Most patients remain very satisfied with each stage of their care, and satisfaction has increased this year on several dimensions. Most patients with Stage IV cancer (56%) who were asked about their satisfaction with end-of-life planning and care were unable to comment, which may indicate that they have not had these conversations as part of their care. Ninety percent (90%) of caregivers said they attended all or most appointments with their loved ones. They were significantly less satisfied and more critical of the care their loved one received. Caregivers’ satisfaction with care is at least 10 points lower at nearly every phase of the cancer journey. However, both caregiver and patient satisfaction is higher among those who received a care plan.
Consistent with previous years, patients largely report positive experiences with their health care team, but certain groups report less satisfaction with their care. Eighty-two percent (82%) of patients say they completely trust their health care team to act in their best interest. However, this is lower among Black (74%) and Hispanic (73%) patients. Further, 69% of patients say they felt their health care provider always listened and respected their questions and concerns, but only 51% of young adults agree. At the same time, only 63% of caregivers trusted their health care team to act in their loved one’s best interest, while just 53% felt the health care provider always listened and respected their or their loved one’s questions and concerns.
In this year’s survey, 90% of patients say they experienced at least one symptom during treatment. As in previous years, feeling overly tired and mental health concerns are still the primary symptoms experienced, both of which increased since last year. Women, Black and Hispanic patients, and young adults are more likely to experience a variety of symptoms, with six-in-ten young adults reporting mental health issues. Patients who have completed treatment are most likely to report still experiencing sexual concerns, fatigue, mental health issues, and neuropathy. LGBTQ patients are significantly more likely to say they still experience mental health issues (34% compared to 18% overall).
Most patients and caregivers say they felt very informed about side effects from treatment, compared to only 44% of NCCS-connected individuals.
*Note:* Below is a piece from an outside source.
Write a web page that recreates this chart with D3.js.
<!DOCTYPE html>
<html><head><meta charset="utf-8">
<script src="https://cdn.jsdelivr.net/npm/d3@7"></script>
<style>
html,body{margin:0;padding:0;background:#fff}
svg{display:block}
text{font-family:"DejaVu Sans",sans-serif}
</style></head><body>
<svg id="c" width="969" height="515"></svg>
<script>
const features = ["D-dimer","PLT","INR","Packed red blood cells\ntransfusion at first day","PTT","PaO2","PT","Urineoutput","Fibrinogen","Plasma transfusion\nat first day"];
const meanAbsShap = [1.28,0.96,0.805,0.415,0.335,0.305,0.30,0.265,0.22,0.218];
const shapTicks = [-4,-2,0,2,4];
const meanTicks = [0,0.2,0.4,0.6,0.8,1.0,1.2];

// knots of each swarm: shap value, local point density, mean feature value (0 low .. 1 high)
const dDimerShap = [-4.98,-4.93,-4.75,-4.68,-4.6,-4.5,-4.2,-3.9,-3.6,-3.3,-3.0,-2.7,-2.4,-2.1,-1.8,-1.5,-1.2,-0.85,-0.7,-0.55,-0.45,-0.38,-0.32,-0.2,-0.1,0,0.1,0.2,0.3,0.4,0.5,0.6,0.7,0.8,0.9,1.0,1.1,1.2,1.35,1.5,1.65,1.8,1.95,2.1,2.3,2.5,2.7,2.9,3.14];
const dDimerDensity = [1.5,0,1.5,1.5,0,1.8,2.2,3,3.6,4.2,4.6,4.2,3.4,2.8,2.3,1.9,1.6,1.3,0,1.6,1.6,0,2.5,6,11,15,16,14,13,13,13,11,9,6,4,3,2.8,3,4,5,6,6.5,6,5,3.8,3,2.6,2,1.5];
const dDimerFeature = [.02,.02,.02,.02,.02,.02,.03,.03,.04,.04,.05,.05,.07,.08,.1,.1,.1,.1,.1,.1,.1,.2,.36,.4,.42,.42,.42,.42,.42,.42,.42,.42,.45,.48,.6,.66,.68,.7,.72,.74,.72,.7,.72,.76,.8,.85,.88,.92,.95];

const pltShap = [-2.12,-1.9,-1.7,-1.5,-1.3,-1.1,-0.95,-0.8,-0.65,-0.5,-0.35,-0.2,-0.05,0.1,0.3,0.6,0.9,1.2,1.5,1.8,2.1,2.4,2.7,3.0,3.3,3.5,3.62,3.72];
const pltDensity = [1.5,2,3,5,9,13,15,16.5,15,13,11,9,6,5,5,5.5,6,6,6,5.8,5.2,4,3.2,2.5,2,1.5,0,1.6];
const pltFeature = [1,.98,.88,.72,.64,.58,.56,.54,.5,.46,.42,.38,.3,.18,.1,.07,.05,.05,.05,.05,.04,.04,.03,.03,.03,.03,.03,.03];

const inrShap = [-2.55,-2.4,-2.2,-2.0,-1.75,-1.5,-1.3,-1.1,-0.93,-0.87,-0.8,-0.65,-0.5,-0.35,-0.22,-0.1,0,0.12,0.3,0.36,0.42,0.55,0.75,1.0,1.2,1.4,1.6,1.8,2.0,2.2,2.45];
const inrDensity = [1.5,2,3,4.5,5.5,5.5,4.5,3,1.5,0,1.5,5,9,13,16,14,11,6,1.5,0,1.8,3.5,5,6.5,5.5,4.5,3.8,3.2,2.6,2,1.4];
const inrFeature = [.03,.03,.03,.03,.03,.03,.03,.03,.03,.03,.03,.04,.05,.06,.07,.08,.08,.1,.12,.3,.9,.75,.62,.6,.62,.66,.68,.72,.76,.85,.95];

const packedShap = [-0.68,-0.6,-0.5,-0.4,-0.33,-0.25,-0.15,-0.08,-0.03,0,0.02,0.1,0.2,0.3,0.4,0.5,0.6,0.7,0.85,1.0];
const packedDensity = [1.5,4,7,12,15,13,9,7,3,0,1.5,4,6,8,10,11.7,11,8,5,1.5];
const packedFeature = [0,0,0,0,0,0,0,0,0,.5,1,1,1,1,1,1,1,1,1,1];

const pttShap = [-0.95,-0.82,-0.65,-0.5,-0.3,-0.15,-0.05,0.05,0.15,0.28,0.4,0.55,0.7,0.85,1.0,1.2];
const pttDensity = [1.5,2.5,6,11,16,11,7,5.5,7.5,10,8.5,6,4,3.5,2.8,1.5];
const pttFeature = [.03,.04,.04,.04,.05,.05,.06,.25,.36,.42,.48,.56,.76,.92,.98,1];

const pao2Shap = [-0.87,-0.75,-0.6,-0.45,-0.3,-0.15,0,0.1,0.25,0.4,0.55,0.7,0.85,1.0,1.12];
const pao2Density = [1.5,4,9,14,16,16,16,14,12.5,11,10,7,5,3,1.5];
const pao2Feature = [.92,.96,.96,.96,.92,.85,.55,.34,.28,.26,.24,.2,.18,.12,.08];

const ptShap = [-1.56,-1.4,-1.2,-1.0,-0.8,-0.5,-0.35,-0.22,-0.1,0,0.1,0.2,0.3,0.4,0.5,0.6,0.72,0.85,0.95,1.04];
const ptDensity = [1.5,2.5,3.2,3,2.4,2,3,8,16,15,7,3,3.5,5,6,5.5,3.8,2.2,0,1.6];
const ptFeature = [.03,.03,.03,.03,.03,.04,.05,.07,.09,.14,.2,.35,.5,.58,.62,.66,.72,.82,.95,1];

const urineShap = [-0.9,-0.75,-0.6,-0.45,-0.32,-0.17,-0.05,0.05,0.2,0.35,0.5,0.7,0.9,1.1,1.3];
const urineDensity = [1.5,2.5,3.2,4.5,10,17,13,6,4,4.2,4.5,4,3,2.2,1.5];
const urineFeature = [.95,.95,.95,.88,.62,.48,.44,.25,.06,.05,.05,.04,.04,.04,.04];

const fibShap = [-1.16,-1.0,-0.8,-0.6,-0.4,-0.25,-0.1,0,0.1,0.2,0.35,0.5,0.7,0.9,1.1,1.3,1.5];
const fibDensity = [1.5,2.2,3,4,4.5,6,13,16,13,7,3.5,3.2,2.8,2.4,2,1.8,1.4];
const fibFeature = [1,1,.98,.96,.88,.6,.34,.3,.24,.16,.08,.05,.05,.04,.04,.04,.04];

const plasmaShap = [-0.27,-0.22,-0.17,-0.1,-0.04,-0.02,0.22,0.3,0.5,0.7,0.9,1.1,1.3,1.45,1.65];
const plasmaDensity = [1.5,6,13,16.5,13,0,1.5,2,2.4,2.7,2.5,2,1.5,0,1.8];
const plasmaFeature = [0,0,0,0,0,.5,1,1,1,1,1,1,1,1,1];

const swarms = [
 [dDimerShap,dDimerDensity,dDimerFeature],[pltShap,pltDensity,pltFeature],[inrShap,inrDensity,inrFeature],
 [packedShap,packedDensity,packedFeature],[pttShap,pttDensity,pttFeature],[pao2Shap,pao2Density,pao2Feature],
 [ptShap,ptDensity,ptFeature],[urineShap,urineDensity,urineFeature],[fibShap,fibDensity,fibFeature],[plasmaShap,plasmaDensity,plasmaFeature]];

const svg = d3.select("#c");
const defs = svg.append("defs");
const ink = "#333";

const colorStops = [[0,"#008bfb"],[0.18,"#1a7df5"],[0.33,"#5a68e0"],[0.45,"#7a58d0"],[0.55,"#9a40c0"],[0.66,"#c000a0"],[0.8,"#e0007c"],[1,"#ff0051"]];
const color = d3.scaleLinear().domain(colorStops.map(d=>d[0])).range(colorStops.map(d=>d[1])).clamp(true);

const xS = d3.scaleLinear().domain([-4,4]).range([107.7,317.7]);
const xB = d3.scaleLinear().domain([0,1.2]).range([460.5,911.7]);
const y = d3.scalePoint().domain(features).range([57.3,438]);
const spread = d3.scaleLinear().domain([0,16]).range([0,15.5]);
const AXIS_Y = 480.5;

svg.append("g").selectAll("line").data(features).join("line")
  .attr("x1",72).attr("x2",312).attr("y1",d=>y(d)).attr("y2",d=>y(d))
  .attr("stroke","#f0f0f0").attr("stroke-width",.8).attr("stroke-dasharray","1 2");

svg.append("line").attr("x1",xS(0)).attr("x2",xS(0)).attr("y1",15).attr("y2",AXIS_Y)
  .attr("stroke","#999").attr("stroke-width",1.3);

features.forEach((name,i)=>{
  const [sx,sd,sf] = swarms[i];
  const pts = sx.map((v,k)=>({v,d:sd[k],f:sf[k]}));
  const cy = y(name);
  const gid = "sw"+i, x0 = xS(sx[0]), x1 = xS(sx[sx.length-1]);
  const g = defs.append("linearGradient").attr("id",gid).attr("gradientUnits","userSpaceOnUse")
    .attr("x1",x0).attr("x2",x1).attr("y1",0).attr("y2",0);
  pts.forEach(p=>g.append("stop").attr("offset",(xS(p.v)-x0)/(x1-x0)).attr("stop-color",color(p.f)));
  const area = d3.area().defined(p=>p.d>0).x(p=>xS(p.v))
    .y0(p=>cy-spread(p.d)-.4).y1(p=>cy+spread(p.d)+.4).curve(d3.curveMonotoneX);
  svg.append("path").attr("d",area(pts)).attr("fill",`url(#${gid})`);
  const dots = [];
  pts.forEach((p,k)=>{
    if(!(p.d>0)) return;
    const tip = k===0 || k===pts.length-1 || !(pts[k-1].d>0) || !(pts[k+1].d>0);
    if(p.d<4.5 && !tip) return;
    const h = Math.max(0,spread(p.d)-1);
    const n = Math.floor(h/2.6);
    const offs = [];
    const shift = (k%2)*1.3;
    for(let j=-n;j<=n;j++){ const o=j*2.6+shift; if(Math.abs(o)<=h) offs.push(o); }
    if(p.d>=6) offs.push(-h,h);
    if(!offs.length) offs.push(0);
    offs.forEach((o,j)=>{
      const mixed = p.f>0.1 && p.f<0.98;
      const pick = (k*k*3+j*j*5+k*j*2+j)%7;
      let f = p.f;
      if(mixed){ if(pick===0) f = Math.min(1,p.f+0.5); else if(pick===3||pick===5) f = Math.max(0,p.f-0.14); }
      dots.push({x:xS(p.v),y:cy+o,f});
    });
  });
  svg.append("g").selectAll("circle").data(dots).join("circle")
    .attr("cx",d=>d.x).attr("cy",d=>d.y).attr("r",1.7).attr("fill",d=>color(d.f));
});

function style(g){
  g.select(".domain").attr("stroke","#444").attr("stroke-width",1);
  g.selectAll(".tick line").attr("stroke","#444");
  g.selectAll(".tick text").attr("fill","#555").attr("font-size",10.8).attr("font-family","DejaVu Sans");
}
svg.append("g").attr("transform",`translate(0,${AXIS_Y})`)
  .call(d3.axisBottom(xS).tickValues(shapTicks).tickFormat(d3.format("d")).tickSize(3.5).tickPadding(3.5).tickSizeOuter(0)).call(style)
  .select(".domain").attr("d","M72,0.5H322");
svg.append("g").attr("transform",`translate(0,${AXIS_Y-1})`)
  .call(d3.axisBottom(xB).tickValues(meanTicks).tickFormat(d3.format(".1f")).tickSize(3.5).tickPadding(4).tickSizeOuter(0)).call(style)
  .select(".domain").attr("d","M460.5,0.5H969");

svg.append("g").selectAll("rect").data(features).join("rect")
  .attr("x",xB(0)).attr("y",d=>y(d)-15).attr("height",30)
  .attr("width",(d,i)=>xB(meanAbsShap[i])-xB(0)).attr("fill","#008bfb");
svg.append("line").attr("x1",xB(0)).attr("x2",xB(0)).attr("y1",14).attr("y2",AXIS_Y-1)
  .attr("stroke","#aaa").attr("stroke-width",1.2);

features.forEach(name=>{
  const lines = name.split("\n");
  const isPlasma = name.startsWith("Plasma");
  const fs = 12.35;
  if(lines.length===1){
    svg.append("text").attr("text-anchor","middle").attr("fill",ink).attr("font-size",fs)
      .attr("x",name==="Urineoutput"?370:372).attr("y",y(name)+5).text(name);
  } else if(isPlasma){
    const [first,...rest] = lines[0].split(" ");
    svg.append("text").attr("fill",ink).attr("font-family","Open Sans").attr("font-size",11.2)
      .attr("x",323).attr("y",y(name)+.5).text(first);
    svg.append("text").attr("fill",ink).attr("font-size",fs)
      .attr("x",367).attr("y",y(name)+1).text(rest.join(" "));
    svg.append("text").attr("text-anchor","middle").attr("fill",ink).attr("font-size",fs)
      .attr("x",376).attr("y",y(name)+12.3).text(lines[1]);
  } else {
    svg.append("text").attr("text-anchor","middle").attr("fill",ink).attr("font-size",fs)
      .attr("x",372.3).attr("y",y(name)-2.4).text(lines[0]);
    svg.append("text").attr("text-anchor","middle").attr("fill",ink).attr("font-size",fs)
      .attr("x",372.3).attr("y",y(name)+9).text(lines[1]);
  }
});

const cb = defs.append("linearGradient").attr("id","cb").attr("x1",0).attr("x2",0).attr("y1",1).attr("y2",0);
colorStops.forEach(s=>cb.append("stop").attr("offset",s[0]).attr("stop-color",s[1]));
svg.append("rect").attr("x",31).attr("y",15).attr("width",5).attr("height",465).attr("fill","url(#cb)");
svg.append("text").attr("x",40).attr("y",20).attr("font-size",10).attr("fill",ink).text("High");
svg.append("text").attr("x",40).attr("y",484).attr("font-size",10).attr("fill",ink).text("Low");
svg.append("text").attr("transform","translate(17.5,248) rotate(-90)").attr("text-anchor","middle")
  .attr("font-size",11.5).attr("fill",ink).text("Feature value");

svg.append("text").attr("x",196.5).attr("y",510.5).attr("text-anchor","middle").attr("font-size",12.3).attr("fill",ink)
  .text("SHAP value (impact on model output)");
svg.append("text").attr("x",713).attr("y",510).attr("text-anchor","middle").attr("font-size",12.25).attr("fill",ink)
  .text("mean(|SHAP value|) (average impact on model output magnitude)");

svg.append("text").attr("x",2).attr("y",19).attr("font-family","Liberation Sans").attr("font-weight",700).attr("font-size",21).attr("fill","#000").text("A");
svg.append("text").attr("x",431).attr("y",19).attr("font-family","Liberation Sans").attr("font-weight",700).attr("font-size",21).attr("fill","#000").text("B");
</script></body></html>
However, less than half of patients say their health care team was very helpful in addressing some of the most common side effects. Specifically, patients report that their health care teams were less helpful in addressing memory loss and cognitive issues, insomnia or sleeplessness, and sexual concerns. Patients who received a care plan felt more informed and that their care team was helpful.
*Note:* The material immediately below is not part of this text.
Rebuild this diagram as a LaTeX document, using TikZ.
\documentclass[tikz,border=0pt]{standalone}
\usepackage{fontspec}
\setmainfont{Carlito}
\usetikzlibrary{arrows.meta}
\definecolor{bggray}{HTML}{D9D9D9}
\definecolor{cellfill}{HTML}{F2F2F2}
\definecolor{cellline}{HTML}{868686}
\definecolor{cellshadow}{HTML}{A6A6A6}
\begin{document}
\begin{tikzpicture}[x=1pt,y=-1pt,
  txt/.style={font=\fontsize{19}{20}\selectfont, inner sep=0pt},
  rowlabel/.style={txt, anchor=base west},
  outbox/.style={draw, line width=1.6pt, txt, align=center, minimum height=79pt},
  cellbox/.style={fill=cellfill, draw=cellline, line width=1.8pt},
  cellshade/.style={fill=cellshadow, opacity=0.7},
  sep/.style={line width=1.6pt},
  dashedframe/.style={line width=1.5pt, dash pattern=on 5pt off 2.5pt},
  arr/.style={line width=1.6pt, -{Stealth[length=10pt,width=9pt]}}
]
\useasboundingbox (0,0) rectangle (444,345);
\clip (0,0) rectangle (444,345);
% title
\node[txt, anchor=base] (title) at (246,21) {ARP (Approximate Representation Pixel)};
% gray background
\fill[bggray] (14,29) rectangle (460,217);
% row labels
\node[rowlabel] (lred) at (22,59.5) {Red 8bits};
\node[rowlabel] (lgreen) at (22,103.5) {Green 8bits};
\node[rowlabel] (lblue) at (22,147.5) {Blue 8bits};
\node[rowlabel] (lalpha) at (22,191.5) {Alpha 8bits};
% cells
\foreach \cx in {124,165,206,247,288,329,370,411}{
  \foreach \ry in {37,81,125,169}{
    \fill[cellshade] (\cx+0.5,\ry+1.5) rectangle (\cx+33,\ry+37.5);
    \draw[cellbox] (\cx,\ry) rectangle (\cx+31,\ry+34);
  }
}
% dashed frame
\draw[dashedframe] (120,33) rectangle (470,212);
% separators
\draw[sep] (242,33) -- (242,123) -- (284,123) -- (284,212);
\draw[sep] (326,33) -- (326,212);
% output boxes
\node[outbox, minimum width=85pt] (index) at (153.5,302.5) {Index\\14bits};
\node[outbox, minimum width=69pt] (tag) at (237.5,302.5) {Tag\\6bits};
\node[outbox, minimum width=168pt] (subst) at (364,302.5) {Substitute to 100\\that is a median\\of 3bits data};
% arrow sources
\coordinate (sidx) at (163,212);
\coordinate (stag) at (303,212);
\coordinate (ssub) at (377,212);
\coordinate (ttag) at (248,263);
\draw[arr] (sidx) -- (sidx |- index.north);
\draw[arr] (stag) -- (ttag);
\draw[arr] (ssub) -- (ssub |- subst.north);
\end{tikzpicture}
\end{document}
During the post-treatment stage, 44% of patients report seeing their oncologist for follow-up care, compared to 30% of patients who see their primary care physician. During these visits, patients primarily discuss follow-up tests to monitor their cancer with their health care provider. Far fewer discuss other issues, nor do they express interest in doing so. Patients who continue to see their oncologist during post-treatment care are more likely to discuss follow-up tests, quality of life, support groups, and a survivorship care plan than those who see their primary care provider.
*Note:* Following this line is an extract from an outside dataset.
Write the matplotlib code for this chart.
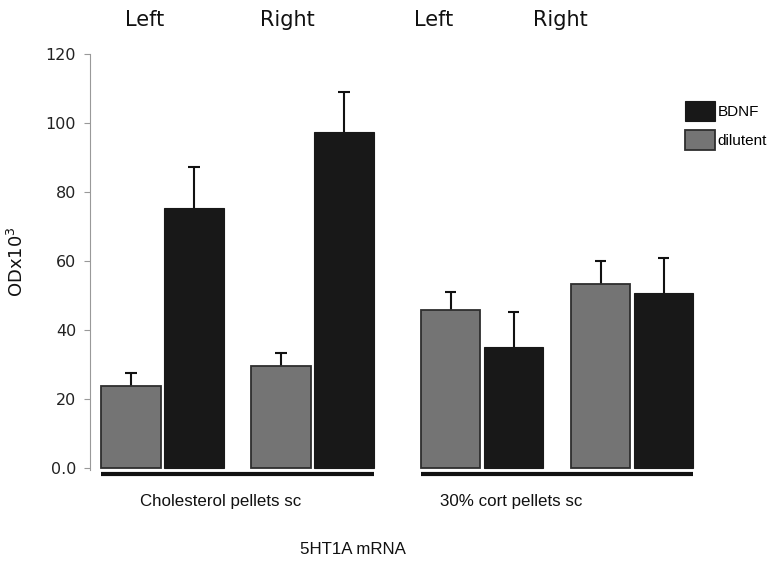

Patients also express experiencing financial impacts because of their cancer. The number of patients impacted financially decreased nationally to 43% (compared to 47% in 2022), but young, Black, Hispanic, and NCCS-connected patients, as well as patients with Stage IV cancer, continue to report more financial hardship. Caregivers also have higher rates of financial consequences. Overall, patients were more likely to say that they had to spend savings or retirement money to cover living expenses, apply for government financial assistance, or borrow money from family or friends.